Sunday, August 7, 2011

S&P Plays Adult

Our politicians can't say they weren't warned that simply cutting future borrowing to $7 trillion from $10 trillion over ten years would result in a downgrade to our credit rating. Now that the US has been downgraded for the first time in our history the rush will be on to assign blame and avoid responsibility. Messrs. Garvey and Moskowitz will inevitably try to scapegoat those "hostage-taking, terrorist tea-baggers" while ignoring the true culprit, deficit spending. Washington spends $300 billion a month of which $120 billion is borrowed. The S&P looked at those numbers and the lack of a plan from the White House or the Senate(the House passed a budget) to address this imbalance and took the appropriate action. A note to Obama's press flak, unless you're Stacy Keibler "showing a lot of leg" isn't a plan.
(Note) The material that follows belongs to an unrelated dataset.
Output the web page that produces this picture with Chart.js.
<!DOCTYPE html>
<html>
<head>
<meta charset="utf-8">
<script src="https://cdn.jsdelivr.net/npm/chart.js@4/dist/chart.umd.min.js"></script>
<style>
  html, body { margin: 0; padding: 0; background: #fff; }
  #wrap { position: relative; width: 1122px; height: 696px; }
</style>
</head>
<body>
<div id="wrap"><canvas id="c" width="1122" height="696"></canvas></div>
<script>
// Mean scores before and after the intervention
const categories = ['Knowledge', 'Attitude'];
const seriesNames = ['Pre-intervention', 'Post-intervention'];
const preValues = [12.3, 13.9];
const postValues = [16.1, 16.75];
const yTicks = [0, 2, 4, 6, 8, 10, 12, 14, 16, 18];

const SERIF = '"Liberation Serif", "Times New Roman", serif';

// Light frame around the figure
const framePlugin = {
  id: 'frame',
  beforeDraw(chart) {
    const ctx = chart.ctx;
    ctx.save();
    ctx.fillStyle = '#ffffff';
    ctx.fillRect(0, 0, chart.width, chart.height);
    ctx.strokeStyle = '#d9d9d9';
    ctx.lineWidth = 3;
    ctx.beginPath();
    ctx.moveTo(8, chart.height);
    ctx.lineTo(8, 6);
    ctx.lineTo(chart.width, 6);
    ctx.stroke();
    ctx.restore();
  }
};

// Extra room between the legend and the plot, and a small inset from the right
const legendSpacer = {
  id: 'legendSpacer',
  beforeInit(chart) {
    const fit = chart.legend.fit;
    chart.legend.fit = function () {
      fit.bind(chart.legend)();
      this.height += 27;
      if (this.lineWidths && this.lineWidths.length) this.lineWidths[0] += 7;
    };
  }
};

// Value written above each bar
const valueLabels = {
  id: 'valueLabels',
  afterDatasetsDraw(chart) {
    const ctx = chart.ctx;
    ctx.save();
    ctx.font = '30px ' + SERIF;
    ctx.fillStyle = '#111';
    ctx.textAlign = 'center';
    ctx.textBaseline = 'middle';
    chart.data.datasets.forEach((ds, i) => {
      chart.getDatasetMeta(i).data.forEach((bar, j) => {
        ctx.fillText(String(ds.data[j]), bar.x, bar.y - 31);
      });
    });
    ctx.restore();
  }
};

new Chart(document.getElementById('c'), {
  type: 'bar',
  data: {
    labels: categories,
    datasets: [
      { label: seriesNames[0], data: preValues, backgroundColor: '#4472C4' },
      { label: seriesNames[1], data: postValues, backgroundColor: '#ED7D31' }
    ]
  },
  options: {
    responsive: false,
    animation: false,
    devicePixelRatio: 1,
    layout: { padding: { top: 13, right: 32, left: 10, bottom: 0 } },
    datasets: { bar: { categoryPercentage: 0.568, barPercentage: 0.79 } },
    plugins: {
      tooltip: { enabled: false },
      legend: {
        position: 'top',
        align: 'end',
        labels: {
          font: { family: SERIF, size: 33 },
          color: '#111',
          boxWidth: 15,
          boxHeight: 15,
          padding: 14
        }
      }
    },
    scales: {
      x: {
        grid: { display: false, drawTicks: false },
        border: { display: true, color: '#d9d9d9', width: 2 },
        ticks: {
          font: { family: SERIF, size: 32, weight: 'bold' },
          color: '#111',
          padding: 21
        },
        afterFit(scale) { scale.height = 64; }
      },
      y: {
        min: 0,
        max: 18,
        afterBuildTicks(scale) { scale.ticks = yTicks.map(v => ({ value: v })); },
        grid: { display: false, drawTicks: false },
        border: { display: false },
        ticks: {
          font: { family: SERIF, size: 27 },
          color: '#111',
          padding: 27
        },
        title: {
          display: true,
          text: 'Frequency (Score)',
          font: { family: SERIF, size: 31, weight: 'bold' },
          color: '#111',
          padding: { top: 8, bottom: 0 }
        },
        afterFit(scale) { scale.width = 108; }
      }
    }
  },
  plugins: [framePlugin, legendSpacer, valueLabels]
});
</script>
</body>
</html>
Now, to be fair, Pres. Obama pushed heroically albeit futilely to end tax breaks for the corporate jet-set which would've brought $3 billion in revenue over ten years to the federal treasury. This amount would almost cover one day's worth of deficit spending($4 billion). Our largest foreign creditor China, agrees with S&P, it's the spending stupid. For those who believe that tax increases on the wealthy will solve all our problems, the Tax Foundation provides a needed dose of reality. They found that Washington could declare a maximum wage of $100,000, confiscating every penny that American's earn over that amount and it still wouldn't cover current spending. It's time for our representatives to face fiscal reality and drastically cut the size of government. Harry Reid's beloved cowboy poets will need to pay for their own festivals from now on. The next time someone wants to measure the size of gay men's johnsons they'll need to find private financing, not taxpayer funds for the project. Start with cutting discretionary spending which has ballooned by 24% under President Obama and move on to the universe of indefensible subsidies that Washington bestows on special interests. After passing this leadership challenge and proving themselves adults our representatives will need to reform entitlements that currently have trillions in unfunded liabilities to ensure that they continue to provide the safety net for Americans that are depending on them.
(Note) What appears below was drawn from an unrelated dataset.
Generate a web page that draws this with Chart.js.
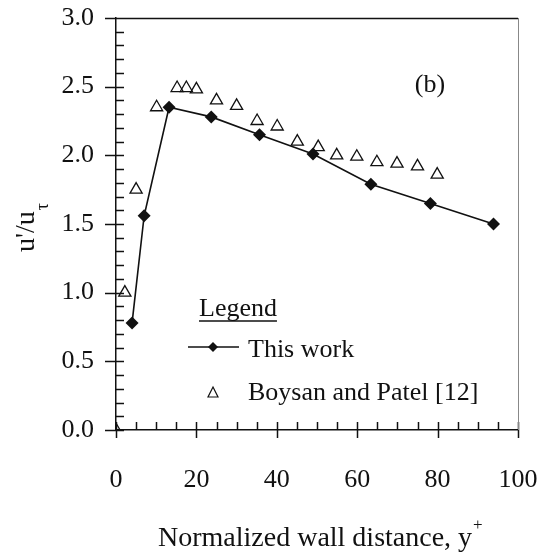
<!DOCTYPE html>
<html>
<head>
<meta charset="utf-8">
<script src="https://cdn.jsdelivr.net/npm/chart.js"></script>
<style>
  html, body { margin: 0; padding: 0; background: #fff; }
  #wrap { width: 542px; height: 556px; }
</style>
</head>
<body>
<div id="wrap"><canvas id="uprime" width="542" height="556"></canvas></div>
<script>
// u'/u_tau versus y+ : present computation and Boysan & Patel data
const thisWorkX = [4.0, 7.0, 13.2, 23.7, 35.7, 49.0, 63.4, 78.2, 93.9];
const thisWorkY = [0.78, 1.56, 2.35, 2.28, 2.15, 2.01, 1.79, 1.65, 1.50];

const boysanX = [0, 2.2, 5.0, 10.1, 15.2, 17.5, 20.0, 25.0, 30.0, 35.1, 40.1, 45.1, 50.3, 54.9, 59.9, 64.9, 69.9, 75.0, 79.9];
const boysanY = [0, 1.0, 1.75, 2.35, 2.49, 2.49, 2.48, 2.40, 2.36, 2.25, 2.21, 2.10, 2.06, 2.00, 1.99, 1.95, 1.94, 1.92, 1.86];

const xTickStep = 5;   // minor ticks, labels every 20
const yTickStep = 0.1; // minor ticks, labels every 0.5

const serif = '"Liberation Serif", "Times New Roman", serif';

const toPoints = (xs, ys) => xs.map((x, i) => ({ x: x, y: ys[i] }));

function isMajorY(v) {
  return Math.round(v * 10) % 5 === 0;
}

// tick marks pointing into the plot, plus the top/right frame
const frameTicks = {
  id: "frameTicks",
  beforeDatasetsDraw(chart) {
    const { ctx, chartArea: a, scales } = chart;
    ctx.save();
    ctx.strokeStyle = "#111";
    ctx.lineWidth = 1.5;
    ctx.beginPath();
    scales.y.ticks.forEach((t) => {
      const py = Math.round(scales.y.getPixelForValue(t.value)) + 0.5;
      ctx.moveTo(isMajorY(t.value) ? a.left - 11 : a.left, py);
      ctx.lineTo(a.left + 8, py);
    });
    scales.x.ticks.forEach((t) => {
      const px = Math.round(scales.x.getPixelForValue(t.value)) + 0.5;
      ctx.moveTo(px, t.value % 20 === 0 ? a.bottom + 8 : a.bottom);
      ctx.lineTo(px, a.bottom - 8);
    });
    // top edge
    ctx.moveTo(a.left - 11, a.top + 0.5);
    ctx.lineTo(a.right, a.top + 0.5);
    ctx.stroke();
    // right edge is a thin grey line
    ctx.strokeStyle = "#888";
    ctx.lineWidth = 1;
    ctx.beginPath();
    ctx.moveTo(a.right + 0.5, a.top);
    ctx.lineTo(a.right + 0.5, a.bottom);
    ctx.stroke();
    ctx.restore();
  },
  afterDraw(chart) {
    const ctx = chart.ctx;
    ctx.save();
    ctx.fillStyle = "#111";
    ctx.strokeStyle = "#111";
    ctx.textBaseline = "alphabetic";

    // panel tag
    ctx.font = "26px " + serif;
    ctx.textAlign = "center";
    ctx.fillText("(b)", 430, 92);

    // x axis title with superscript
    ctx.textAlign = "left";
    ctx.font = "28px " + serif;
    const xt = "Normalized wall distance, y";
    ctx.fillText(xt, 158, 546);
    const xw = ctx.measureText(xt).width;
    ctx.font = "17px " + serif;
    ctx.fillText("+", 158 + xw + 1, 530);

    // y axis title, rotated, with subscript tau
    ctx.save();
    ctx.translate(34, 252);
    ctx.rotate(-Math.PI / 2);
    ctx.font = "28px " + serif;
    ctx.fillText("u'/u", 0, 0);
    const yw = ctx.measureText("u'/u").width;
    ctx.font = "18px " + serif;
    ctx.fillText("\u03c4", yw + 1, 14);
    ctx.restore();

    // legend block
    ctx.font = "26px " + serif;
    ctx.fillText("Legend", 199, 316);
    const lw = ctx.measureText("Legend").width;
    ctx.lineWidth = 1.3;
    ctx.beginPath();
    ctx.moveTo(199, 321);
    ctx.lineTo(199 + lw, 321);
    ctx.stroke();

    ctx.lineWidth = 1.5;
    ctx.beginPath();
    ctx.moveTo(188, 347);
    ctx.lineTo(239, 347);
    ctx.stroke();
    ctx.beginPath();
    ctx.moveTo(213, 342);
    ctx.lineTo(218, 347);
    ctx.lineTo(213, 352);
    ctx.lineTo(208, 347);
    ctx.closePath();
    ctx.fill();
    ctx.fillText("This work", 248, 357);

    ctx.lineWidth = 1.2;
    ctx.beginPath();
    ctx.moveTo(213, 387);
    ctx.lineTo(218, 397);
    ctx.lineTo(208, 397);
    ctx.closePath();
    ctx.stroke();
    ctx.fillText("Boysan and Patel [12]", 248, 400);
    ctx.restore();
  },
};

const tickFont = { family: serif, size: 26 };

// keep the plot box fixed: no extra room for overhanging tick labels
function fixPadding(scale) {
  scale.paddingLeft = 0;
  scale.paddingRight = 0;
  scale.paddingTop = 0;
  scale.paddingBottom = 0;
}

new Chart(document.getElementById("uprime"), {
  type: "scatter",
  data: {
    datasets: [
      {
        label: "This work",
        data: toPoints(thisWorkX, thisWorkY),
        showLine: true,
        borderColor: "#111",
        borderWidth: 1.6,
        backgroundColor: "#111",
        pointStyle: "rectRot",
        pointRadius: 6.5,
        pointBorderWidth: 0,
        order: 1,
      },
      {
        label: "Boysan and Patel [12]",
        data: toPoints(boysanX, boysanY),
        showLine: false,
        borderColor: "#111",
        backgroundColor: "rgba(0,0,0,0)",
        pointStyle: "triangle",
        pointRadius: 7,
        pointBorderWidth: 1.3,
        order: 2,
      },
    ],
  },
  options: {
    responsive: false,
    devicePixelRatio: 1,
    animation: false,
    layout: { padding: { top: 18, right: 24, left: 0, bottom: 0 } },
    plugins: {
      legend: { display: false },
      tooltip: { enabled: false },
    },
    scales: {
      x: {
        type: "linear",
        min: 0,
        max: 100,
        grid: { display: false, drawTicks: false },
        border: { display: true, color: "#111", width: 1.5 },
        ticks: {
          stepSize: xTickStep,
          autoSkip: false,
          maxRotation: 0,
          padding: 35,
          color: "#111",
          font: tickFont,
          callback: (v) => (v % 20 === 0 ? String(v) : ""),
        },
        afterFit: (scale) => {
          scale.height = 126;
          fixPadding(scale);
        },
      },
      y: {
        type: "linear",
        min: 0,
        max: 3,
        grid: { display: false, drawTicks: false },
        border: { display: true, color: "#111", width: 1.5 },
        ticks: {
          stepSize: yTickStep,
          autoSkip: false,
          padding: 22,
          color: "#111",
          font: tickFont,
          callback: (v) => (isMajorY(v) ? v.toFixed(1) : ""),
        },
        afterFit: (scale) => {
          scale.width = 116;
          fixPadding(scale);
        },
      },
    },
  },
  plugins: [frameTicks],
});
</script>
</body>
</html>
Because Congress has been negligent in passing the appropriations bills to keep our government running, they have ample opportunity to show S&P that they are serious about getting our nation's fiscal house in order. They need look no further than the pounding the stock market took when the latest of the PIIGS, Italy and Spain became the latest dominoes to fall due to excessive spending. Europe is screaming that the social democrat, big government model of government has failed and we must change course before it's too late. S&P's downgrade is a wake-up call for Congress, President Obama and the American electorate that the days of reckless spending can't go on any longer and that America isn't too big to fail.